The easiest way to understand what a Stretch IRA Trust is and how it works is to take a step back and look at how retirement accounts work in general when the account holder passes away. After all, a Stretch IRA Trust only becomes funded after the death of the account holder and only if the Stretch IRA Trust is named as a beneficiary.

Naming an Individual as the Beneficiary of Retirement Accounts

The owner of a retirement account is generally allowed to name any beneficiary the owner wishes to name. (If you have an ERISA account such as a 401(k), you may be required to name your spouse unless they otherwise consent.) In most cases, it is simple to name an individual beneficiary and it is often the most tax-efficient thing to do.

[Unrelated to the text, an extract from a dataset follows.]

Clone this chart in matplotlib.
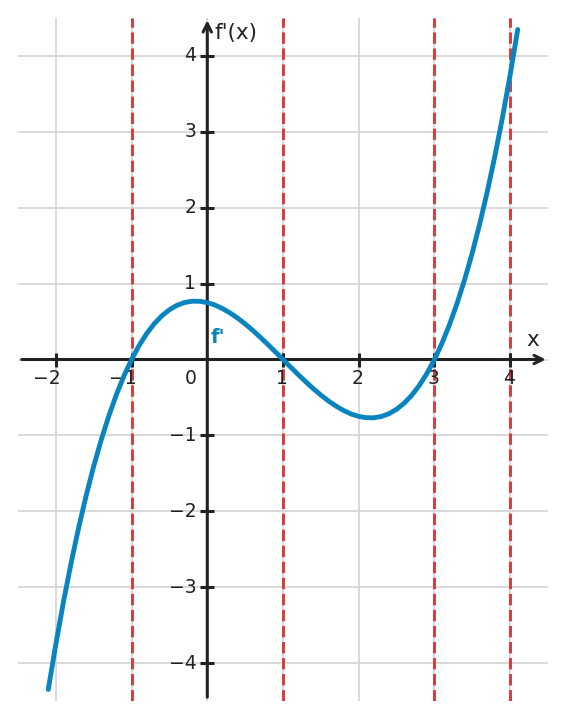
import matplotlib
matplotlib.use("Agg")
import matplotlib.pyplot as plt
from matplotlib.transforms import offset_copy

# curve samples
xs = [-2.1, -2.0, -1.9, -1.8, -1.7, -1.6, -1.5, -1.4, -1.3, -1.2, -1.1, -1.0,
      -0.9, -0.8, -0.7, -0.6, -0.5, -0.4, -0.3, -0.2, -0.1, 0.0,
      0.1, 0.2, 0.3, 0.4, 0.5, 0.6, 0.7, 0.8, 0.9, 1.0,
      1.1, 1.2, 1.3, 1.4, 1.5, 1.6, 1.7, 1.8, 1.9, 2.0,
      2.1, 2.2, 2.3, 2.4, 2.5, 2.6, 2.7, 2.8, 2.9, 3.0,
      3.1, 3.2, 3.3, 3.4, 3.5, 3.6, 3.7, 3.8, 3.9, 4.0, 4.1]
ys = [-4.348, -3.75, -3.197, -2.688, -2.221, -1.794, -1.406, -1.056, -0.742, -0.462, -0.215, 0.0,
      0.185, 0.342, 0.472, 0.576, 0.656, 0.714, 0.751, 0.768, 0.767, 0.75,
      0.718, 0.672, 0.614, 0.546, 0.469, 0.384, 0.293, 0.198, 0.100, 0.0,
      -0.100, -0.198, -0.293, -0.384, -0.469, -0.546, -0.614, -0.672, -0.718, -0.75,
      -0.767, -0.768, -0.751, -0.714, -0.656, -0.576, -0.472, -0.342, -0.185, 0.0,
      0.215, 0.462, 0.742, 1.056, 1.406, 1.794, 2.221, 2.688, 3.197, 3.75, 4.348]
vlines_x = [-1, 1, 3, 4]
xticks = [-2, -1, 1, 2, 3, 4]
yticks = [-4, -3, -2, -1, 1, 2, 3, 4]
curve_label = "f'"
x_label = "x"
y_label = "f'(x)"

BLUE = "#0a84bf"
RED = "#d93a3a"
AX = "#222222"

fig = plt.figure(figsize=(5.67, 7.19), dpi=100)
ax = fig.add_axes([18/567, 18/719, 530/567, 683/719])
ax.set_xlim(-2.5, 4.5)
ax.set_ylim(-4.5, 4.5)
for s in ax.spines.values():
    s.set_visible(False)
ax.set_xticks([])
ax.set_yticks([])

# grid
for gx in [-2, -1, 0, 1, 2, 3, 4]:
    ax.axvline(gx, color="#d3d3d3", lw=1.2, zorder=0)
for gy in [-4, -3, -2, -1, 0, 1, 2, 3, 4]:
    ax.axhline(gy, color="#d3d3d3", lw=1.2, zorder=0)

# red dashed lines
for vx in vlines_x:
    ax.axvline(vx, color=RED, lw=2.1, ls=(0, (3.9, 1.6)), zorder=1)

# axes with arrows
ax.annotate("", xy=(4.47, 0), xytext=(-2.45, 0),
            arrowprops=dict(arrowstyle="->,head_length=0.6,head_width=0.3", lw=2.2, color=AX,
                            shrinkA=0, shrinkB=0), zorder=3)
ax.annotate("", xy=(0, 4.47), xytext=(0, -4.45),
            arrowprops=dict(arrowstyle="->,head_length=0.6,head_width=0.3", lw=2.2, color=AX,
                            shrinkA=0, shrinkB=0), zorder=3)

# tick marks
ax.plot(xticks, [0]*len(xticks), ls="none", marker="|", ms=10, mew=2.2, color=AX, zorder=4)
ax.plot([0]*len(yticks), yticks, ls="none", marker="_", ms=10, mew=2.2, color=AX, zorder=4)

# tick labels
FS = 13.5
tr_x = offset_copy(ax.transData, fig=fig, x=5, y=-10, units="dots")
for t in xticks:
    ax.text(t, 0, f"{t}".replace("-", "\u2212"), transform=tr_x, ha="right", va="top",
            fontsize=FS, color=AX)
ax.text(0, 0, "0", transform=offset_copy(ax.transData, fig=fig, x=-11, y=-10, units="dots"),
        ha="right", va="top", fontsize=FS, color=AX)
tr_y = offset_copy(ax.transData, fig=fig, x=-11, y=0, units="dots")
for t in yticks:
    ax.text(0, t, f"{t}".replace("-", "\u2212"), transform=tr_y, ha="right", va="center",
            fontsize=FS, color=AX)

# curve
ax.plot(xs, ys, color=BLUE, lw=3.5, zorder=5, solid_capstyle="round")
ax.text(0.04, 0.29, curve_label, color=BLUE, fontsize=14, fontweight="bold",
        ha="left", va="center", zorder=6)

# axis labels
ax.text(4.30, 0.26, x_label, fontsize=15.5, color=AX, ha="center", va="center")
ax.text(0.1, 4.3, y_label, fontsize=15.5, color=AX, ha="left", va="center")

fig.savefig("out.png", dpi=100)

When an individual is named as the beneficiary of a retirement account, then upon the death of the account holder, the individual has many options regarding how to receive the funds. The beneficiary does NOT have to withdraw it immediately upon the death of the account holder. This is important as the immediate withdrawal of a large retirement account would cause a significant income tax.

Understanding the different types of Beneficiaries of Retirement Accounts

Historically, after the account holder died, the beneficiaries were able to make an election to withdraw the funds over their life expectancies. In 2019, a new law, known as the Secure Act, was passed. The Secure Act introduced new rules and terminology that are imperative to understanding your rights as a beneficiary of a retirement account.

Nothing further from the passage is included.